5. Conclusion
In this study, we examined corporate bankruptcy decisions in a contingent claim model. We reveal how asymmetric information about asset quality between a firm’s insiders and outsiders affects the bankruptcy choice between selling out and default, their timing, and the debt and equity values. This paper contributes to the literature on dynamic bankruptcy models, the asset sales of distressed firms, the effects of target accounting quality on M&A process, and dynamic signaling games by showing the following novel results.
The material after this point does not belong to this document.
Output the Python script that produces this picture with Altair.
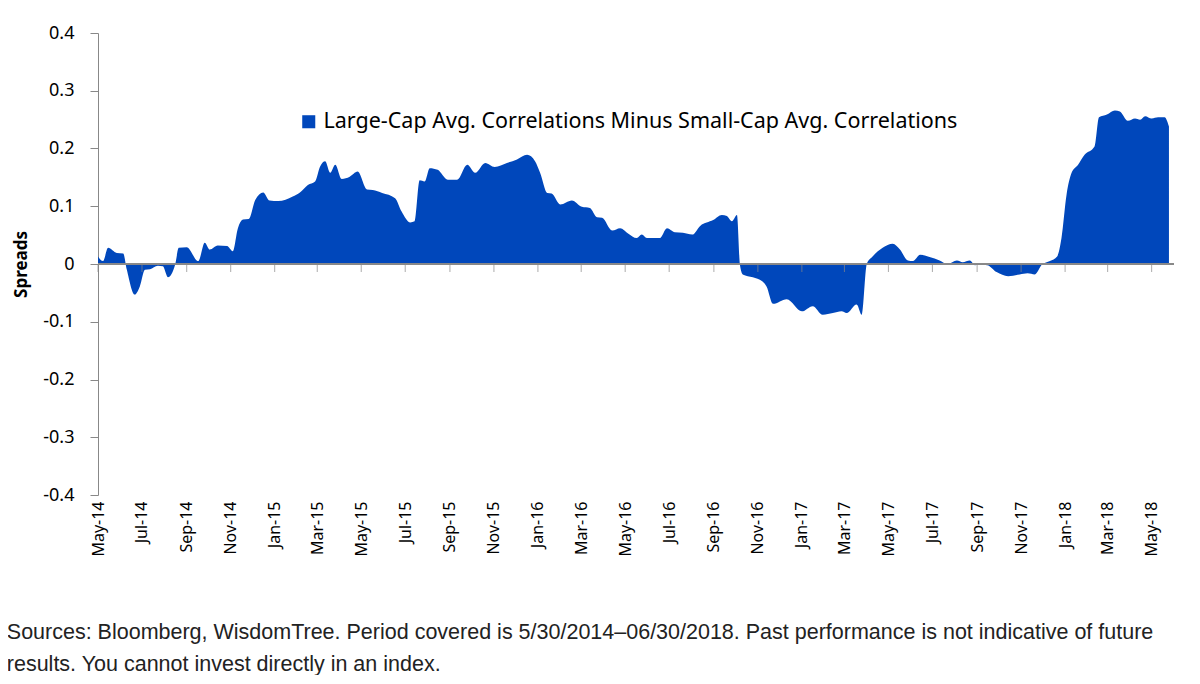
import altair as alt
import pandas as pd

start = pd.Timestamp("2014-05-30")
day_offsets = [0, 7, 14, 26, 35, 40, 51, 58, 65, 72, 83, 90, 97, 107, 112, 123, 139, 148, 155, 166,
               179, 187, 194, 201, 209, 218, 229, 238, 250, 270, 280, 291, 301, 308, 315, 322, 329, 338,
               349, 360, 373, 381, 394, 412, 421, 433, 439, 446, 453, 460, 471, 485, 498, 512, 523, 537,
               550, 567, 581, 595, 606, 613, 623, 629, 641, 657, 671, 682, 692, 699, 713, 724, 735, 747,
               754, 761, 779, 789, 800, 811, 824, 835, 853, 865, 872, 879, 886, 890, 894, 908, 921, 927,
               936, 955, 976, 991, 1005, 1019, 1031, 1038, 1052, 1059, 1066, 1074, 1088, 1102, 1112,
               1123, 1130, 1140, 1153, 1167, 1178, 1191, 1199, 1209, 1216, 1223, 1233, 1246, 1262, 1278,
               1289, 1299, 1309, 1320, 1330, 1336, 1343, 1350, 1359, 1368, 1382, 1388, 1399, 1410, 1417,
               1428, 1438, 1445, 1452, 1461, 1470, 1479, 1485]
spreads = [0.013, 0.005, 0.028, 0.019, 0.018, -0.01, -0.053, -0.039, -0.01, -0.009, -0.003, -0.004,
           -0.023, -0.001, 0.028, 0.029, 0.005, 0.037, 0.025, 0.032, 0.031, 0.022, 0.062, 0.077, 0.078,
           0.111, 0.124, 0.110, 0.109, 0.117, 0.124, 0.137, 0.143, 0.169, 0.178, 0.158, 0.172, 0.147,
           0.151, 0.160, 0.129, 0.128, 0.123, 0.114, 0.091, 0.072, 0.074, 0.145, 0.143, 0.166, 0.163,
           0.146, 0.146, 0.172, 0.158, 0.175, 0.168, 0.175, 0.181, 0.189, 0.178, 0.158, 0.123, 0.122,
           0.103, 0.110, 0.099, 0.097, 0.081, 0.080, 0.058, 0.062, 0.053, 0.045, 0.051, 0.045, 0.045,
           0.062, 0.055, 0.054, 0.051, 0.066, 0.076, 0.085, 0.083, 0.074, 0.085, 0.0, -0.018, -0.023,
           -0.030, -0.039, -0.069, -0.061, -0.082, -0.073, -0.088, -0.085, -0.082, -0.085, -0.070,
           -0.088, 0.0, 0.013, 0.028, 0.035, 0.025, 0.006, 0.005, 0.016, 0.012, 0.006, 0.0, 0.006,
           0.003, 0.006, -0.002, -0.001, -0.002, -0.014, -0.021, -0.018, -0.016, -0.018, -0.001, 0.005,
           0.013, 0.045, 0.120, 0.158, 0.172, 0.189, 0.204, 0.254, 0.259, 0.266, 0.264, 0.248, 0.252,
           0.250, 0.256, 0.252, 0.254, 0.254, 0.238]
series_name = "Large-Cap Avg. Correlations Minus Small-Cap Avg. Correlations"
tick_dates = pd.date_range("2014-05-01", periods=25, freq="2MS") + pd.Timedelta(days=29)
note = ["Sources: Bloomberg, WisdomTree. Period covered is 5/30/2014\u201306/30/2018. Past performance is not indicative of future",
        "results. You cannot invest directly in an index."]

df = pd.DataFrame({"date": [start + pd.Timedelta(days=d) for d in day_offsets],
                   "spread": spreads, "series": series_name})
ticks = pd.DataFrame({"date": tick_dates, "zero": 0.0})

x_scale = alt.Scale(domain=[pd.Timestamp("2014-05-30").isoformat(), pd.Timestamp("2018-06-30").isoformat()])
tick_vals = [alt.DateTime(year=d.year, month=d.month, date=d.day) for d in tick_dates]
font = "Noto Sans"

area = alt.Chart(df).mark_area(interpolate="monotone").encode(
    x=alt.X("date:T", scale=x_scale, title=None,
            axis=alt.Axis(values=tick_vals, format="%b-%y", labelAngle=-90, domain=False, ticks=False,
                          grid=False, labelFontSize=16, labelColor="#000", labelPadding=6,
                          labelFont=font)),
    y=alt.Y("spread:Q", scale=alt.Scale(domain=[-0.4, 0.4]), title="Spreads",
            axis=alt.Axis(values=[-0.4, -0.3, -0.2, -0.1, 0, 0.1, 0.2, 0.3, 0.4],
                          labelExpr="datum.value == 0 ? '0' : replace(format(datum.value, '.1f'), '\u2212', '-')",
                          grid=False, domainColor="#888", tickColor="#888", tickSize=8,
                          labelFontSize=18, labelColor="#000", labelFont=font,
                          titleFontSize=17, titleFont=font, titleColor="#000",
                          titlePadding=12, labelPadding=16)),
    color=alt.Color("series:N", scale=alt.Scale(range=["#0047BB"]),
                    legend=alt.Legend(title=None, orient="none", legendX=200, legendY=78,
                                      symbolType="square", symbolSize=170, labelFontSize=21.5,
                                      labelFont=font, labelColor="#000", labelLimit=900))
)

zero_line = alt.Chart(ticks).mark_rule(color="#888").encode(
    y=alt.datum(0), x=alt.value(0), x2=alt.value(1076))
zero_ticks = alt.Chart(ticks).mark_tick(color="#888", orient="vertical", size=8, yOffset=4, thickness=1).encode(
    x=alt.X("date:T", scale=x_scale), y=alt.Y("zero:Q", scale=alt.Scale(domain=[-0.4, 0.4])))

chart = alt.layer(area, zero_line, zero_ticks).properties(
    width=1076, height=462,
    autosize=alt.AutoSizeParams(type="none"),
    padding={"left": 90, "top": 25, "right": 18, "bottom": 180},
    title=alt.TitleParams(note, orient="bottom", anchor="start", dx=-6, offset=66, fontSize=21.5,
                          fontWeight="normal", font="Liberation Sans", color="#222", lineHeight=32)
).configure_view(stroke=None)

chart.save("out.html", embed_options={"renderer": "svg", "actions": False})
Most notably, the low-cost firm can delay the sales timing to signal asset quality to outsiders. This result suggests that distressed firms can potentially avoid fire sales by delaying asset sales. In contrast to the standard results, more debt and lower asset value can accelerate the low-cost firm’s asset sales timing because they reduce the high-cost firm’s incentive to imitate the low-cost firm. When the signaling cost in asset sales is higher than the direct cost, that is, the asset value minus the face value of debt, the low-cost firm changes the bankruptcy choice from selling out to liquidation bankruptcy, which greatly lowers the firm value. In this case, debt holders suffer severe losses, although shareholders suffer limited losses. The existing literature does not report such results, and they can account for many empirical findings of how asymmetric information (e.g., low accounting quality, industry outsider’s acquisition, and intangible assets) affects the length of the sales procedure, sales prices, shareholder wealth, and creditor recovery rates.